THE FORMAT OF THIS BOOK
The purpose of the present book is to introduce recently discovered archaeological evidence pertaining to the Changes, especially the three manuscripts mentioned in the preceding section: the Shanghai Museum Zhou Yi, the Wangjiatai Gui cang, and the Fuyang Zhou Yi. Each of these manuscripts is presented in two separate chapters: the first chapter provides a narrative description of the discovery of the manuscript, its nature, and its significance for the history of the Changes, and the second chapter provides a more or less complete translation of the manuscript.22 For both the Shanghai Museum and Fuyang manuscripts, I also provide translations of the corresponding portions of the received text. These translations are not intended to be definitive in any sense of the term; they are provided for comparison’s sake, to illustrate, however modestly, how the manuscripts differ from the received text and how these differences might help to understand the development of the Changes.

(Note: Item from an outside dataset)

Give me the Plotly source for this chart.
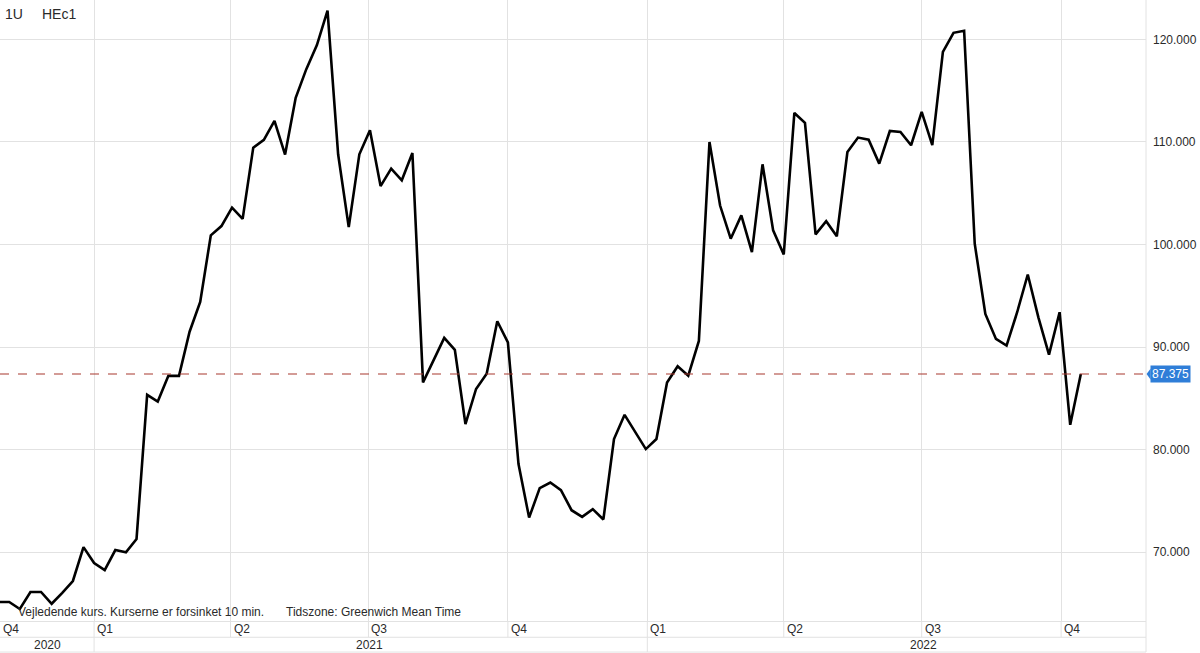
import pandas as pd
import plotly.graph_objects as go

# ---- data (weekly closes) ----
start_date = "2020-10-30"
prices = [
    65.15, 65.15, 64.47, 66.13, 66.13, 64.98, 66.05, 67.2, 70.5, 68.95,
    68.26, 70.22, 70.0, 71.3, 85.35, 84.7, 87.2, 87.2, 91.5, 94.4,
    100.9, 101.8, 103.6, 102.5, 109.45, 110.2, 112.05, 108.77, 114.3, 117.1,
    119.44, 122.8, 108.8, 101.7, 108.8, 111.15, 105.7, 107.4, 106.26, 108.93,
    86.56, 88.75, 90.9, 89.73, 82.5, 85.92, 87.4, 92.52, 90.47, 78.6,
    73.38, 76.25, 76.8, 76.05, 74.1, 73.45, 74.2, 73.2, 81.04, 83.4,
    81.68, 80.06, 81.04, 86.56, 88.13, 87.22, 90.6, 110.0, 103.8, 100.57,
    102.84, 99.26, 107.82, 101.38, 99.03, 112.83, 111.86, 100.99, 102.28, 100.8,
    109.02, 110.43, 110.23, 107.89, 111.07, 110.98, 109.68, 112.93, 109.7, 118.79,
    120.64, 120.84, 100.08, 93.24, 90.8, 90.15, 93.4, 97.08, 92.9, 89.27,
    93.4, 82.43, 87.375,
]
dates = pd.date_range(start_date, periods=len(prices), freq="7D")
last_price = prices[-1]

y_ticks = [70, 80, 90, 100, 110, 120]
quarter_starts = ["2021-01-01", "2021-04-01", "2021-07-01", "2021-10-01",
                  "2022-01-01", "2022-04-01", "2022-07-01", "2022-10-01"]
quarter_labels = ["Q1", "Q2", "Q3", "Q4", "Q1", "Q2", "Q3", "Q4"]
first_quarter_label = "Q4"
year_starts = ["2021-01-01", "2022-01-01"]
year_labels = ["2020", "2021", "2022"]
year_label_pos = ["2020-12-01", "2021-07-02", "2022-07-02"]

x_range = ["2020-10-30 22:00", "2022-11-26"]
y_range = [63.3, 123.84]

title_left = "1U"
title_right = "HEc1"
footer_a = "Vejledende kurs. Kurserne er forsinket 10 min."
footer_b = "Tidszone: Greenwich Mean Time"

GRID = "#e2e2e2"
TXT = "#2a2a2a"
FONT = "Liberation Sans, Arial, sans-serif"

fig = go.Figure()
fig.add_trace(go.Scatter(
    x=dates, y=prices, mode="lines",
    line=dict(color="#000000", width=2.6),
    hoverinfo="skip", showlegend=False,
))

# reference dashed line at last price
fig.add_shape(type="line", xref="paper", x0=0, x1=1, yref="y",
              y0=last_price, y1=last_price,
              line=dict(color="#a8382e", width=1.1, dash="dash"))

# bottom band geometry (paper coords)
row1 = -0.0262
row2 = -0.0500
for q in quarter_starts:
    fig.add_shape(type="line", xref="x", x0=q, x1=q, yref="paper", y0=0, y1=row1,
                  line=dict(color=GRID, width=1))
for ys in year_starts:
    fig.add_shape(type="line", xref="x", x0=ys, x1=ys, yref="paper", y0=row1, y1=row2,
                  line=dict(color=GRID, width=1))
for yy in (row1, row2):
    fig.add_shape(type="line", xref="paper", x0=0, x1=1, yref="paper", y0=yy, y1=yy,
                  line=dict(color=GRID, width=1))
fig.add_shape(type="line", xref="paper", x0=1, x1=1, yref="paper", y0=row2, y1=1,
              line=dict(color=GRID, width=1))

ann = []
ann.append(dict(x=x_range[0], y=(0 + row1) / 2, xref="x", yref="paper",
                text=first_quarter_label, showarrow=False, xanchor="left", yanchor="middle",
                xshift=1, font=dict(size=12, color=TXT, family=FONT)))
for q, lab in zip(quarter_starts, quarter_labels):
    ann.append(dict(x=q, y=(0 + row1) / 2, xref="x", yref="paper", text=lab,
                    showarrow=False, xanchor="left", yanchor="middle", xshift=1,
                    font=dict(size=12, color=TXT, family=FONT)))
for p, lab in zip(year_label_pos, year_labels):
    ann.append(dict(x=p, y=(row1 + row2) / 2, xref="x", yref="paper", text=lab,
                    showarrow=False, xanchor="center", yanchor="middle",
                    font=dict(size=12, color=TXT, family=FONT)))
# title
ann.append(dict(x=0, y=1, xref="paper", yref="paper", text=title_left, showarrow=False,
                xanchor="left", yanchor="top", xshift=3, yshift=-4,
                font=dict(size=14, color=TXT, family=FONT)))
ann.append(dict(x=0, y=1, xref="paper", yref="paper", text=title_right, showarrow=False,
                xanchor="left", yanchor="top", xshift=40, yshift=-4,
                font=dict(size=14, color=TXT, family=FONT)))
# footer
ann.append(dict(x=0, y=0, xref="paper", yref="paper", text=footer_a, showarrow=False,
                xanchor="left", yanchor="bottom", xshift=16, yshift=0,
                font=dict(size=12, color=TXT, family=FONT)))
ann.append(dict(x=0, y=0, xref="paper", yref="paper", text=footer_b, showarrow=False,
                xanchor="left", yanchor="bottom", xshift=284, yshift=0,
                font=dict(size=12, color=TXT, family=FONT)))
# last price label
ann.append(dict(x=1, y=last_price, xref="paper", yref="y", text=f"{last_price:.3f}",
                showarrow=False, xanchor="left", xshift=4, bgcolor="#2f7ed8",
                borderpad=1, font=dict(size=12, color="#ffffff", family=FONT)))

# pointer triangle of the price label
tri_w = 0.0036
tri_h = 0.55
fig.add_shape(type="path", xref="paper", yref="y",
              path=f"M 1.0005,{last_price} L {1.0005 + tri_w},{last_price + tri_h} "
                   f"L {1.0005 + tri_w},{last_price - tri_h} Z",
              fillcolor="#2f7ed8", line=dict(width=0))

fig.update_layout(
    width=1200, height=653,
    margin=dict(l=0, r=54, t=0, b=32, autoexpand=False),
    paper_bgcolor="#ffffff", plot_bgcolor="#ffffff",
    font=dict(family=FONT, size=12, color=TXT),
    annotations=ann,
    xaxis=dict(type="date", range=x_range, tickvals=quarter_starts,
               showticklabels=False, showgrid=True, gridcolor=GRID, gridwidth=1,
               showline=True, linecolor=GRID, linewidth=1, zeroline=False, ticks=""),
    yaxis=dict(side="right", range=y_range, tickvals=y_ticks, tickformat=".3f",
               showgrid=True, gridcolor=GRID, gridwidth=1, zeroline=False,
               showline=False, ticks="", ticklabelstandoff=6,
               tickfont=dict(size=12, color=TXT, family=FONT)),
)

fig.write_html("out.html", config={"displayModeBar": False},
               post_script="document.body.style.margin='0';")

Before these six chapters devoted to the three recently discovered manuscripts, I provide also an overview of some of the other archaeologically discovered materials that either relate to the Changes or to its historical context. These materials, which range from oracle-bone inscriptions of the Shang (ca. 1200–1045 B.C.) and especially Western Zhou (1045–771 B.C.) periods to various other manuscripts of the Warring States, Qin (221–207 B.C.), and Han periods, show that divination was practiced constantly by people of all walks of life. Even though these materials do not reveal when or how the Changes was transformed from an everyday divination manual into a classic for the ages, they are bringing into better focus the origins of the text.
The book concludes with a brief consideration of what this evidence shows about the history of the Changes. I am well aware just how tentative these conclusions are. In 1913, when Richard Wilhelm (1873–1930) began his now celebrated translation of the Changes, he and his mentor, Lao Naixuan (1843–1921), could approach the text with the confidence that it not only encapsulated all the world but that it was moreover intelligible. Now, a hundred years later, we are still learning just how little we really know about the Changes and the world that produced it. Paradoxically, each new discovery both adds a little bit to what we know and also undermines a little bit of what we knew. Nevertheless, I still look forward to more such discoveries.